How Stray looks on an M2 Mac mini

Screenshot of Stray, closeup of the cat from behind walking through a forest.
Live reflections in the water and rays of bright light make these expansive, realistic environments come to life.
Screenshot: D. Griffin Jones/Cult of Mac

Personally, I’m running a Mac mini with M2 Pro with a 10-core CPU and 16-core GPU. I could have spent $300 for the 12- and 19-core chip, but I spent my budget upgrading RAM and storage to 32 GB and 2 TB. Any Mac mini with M2 Pro, available new for just $1,299, should look this good. (All of the screenshots in this article I took myself using this machine.)

I was in awe that these graphics came from my tiny little computer with no fan noise, no dropped frames, no struggle. I put my hand on the case after a while and felt a bit of warmth — that’s about it. And you better believe I cranked all the graphics settings up to High before I even started.
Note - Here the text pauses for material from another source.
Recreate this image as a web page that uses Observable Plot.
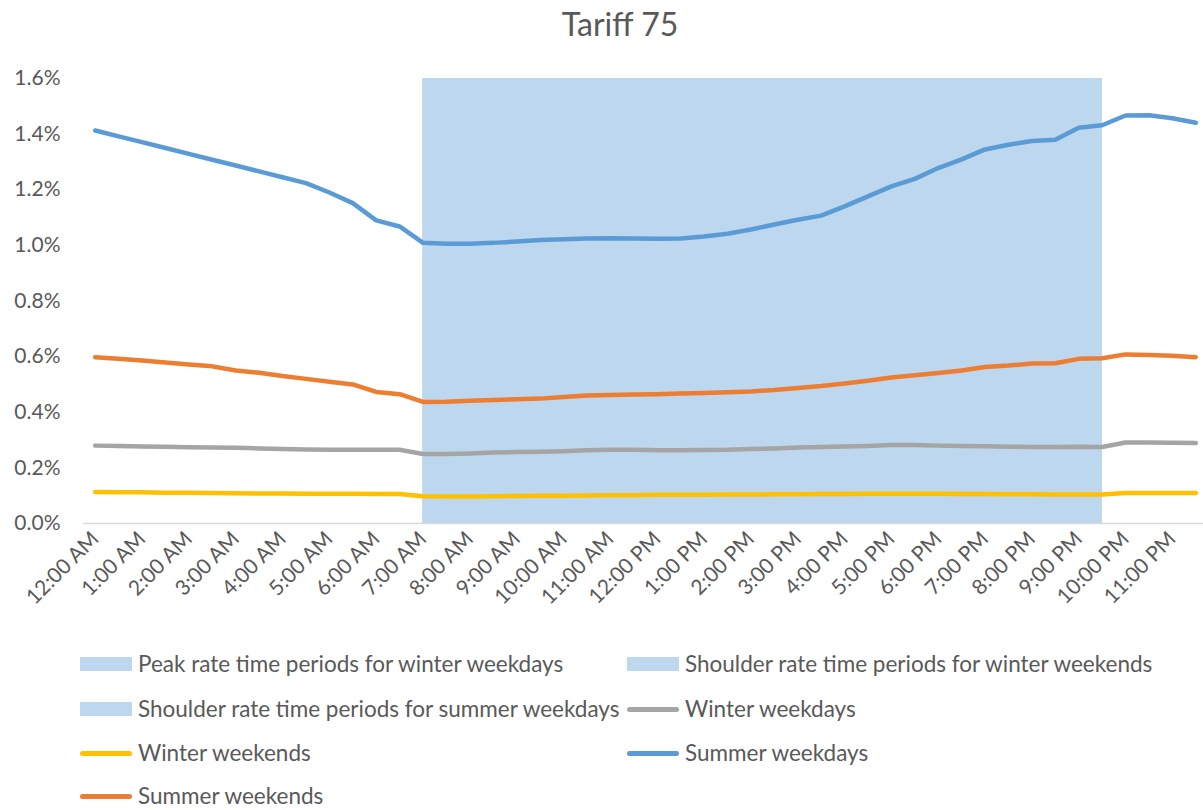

You don’t need a gigantic tower with fans blowing up a dust storm and a GPU the size of an encyclopedia. The computer itself is probably the last thing you’d notice when you look at my computer desk.

Stray final thoughts

Stray cat sitting against a bright blue sky among flowers
This truly is one of the best Mac games available.
Screenshot: D. Griffin Jones/Cult of Mac

Stray is one more in a growing number of Mac titles. It’s half the cost of a standard AAA game at only $29.

In my first playthrough for this review, I rushed through the storyline and hit the credits in 6 hours 11 minutes of gameplay. I bet if you take your time, you could easily double the hours finding all the secrets, talking to all the NPCs and completing all the sidequests to get even more of your money’s worth.

Not a lot of games wind up ported to macOS. But Stray proves that the Mac could become a great gaming platform once again.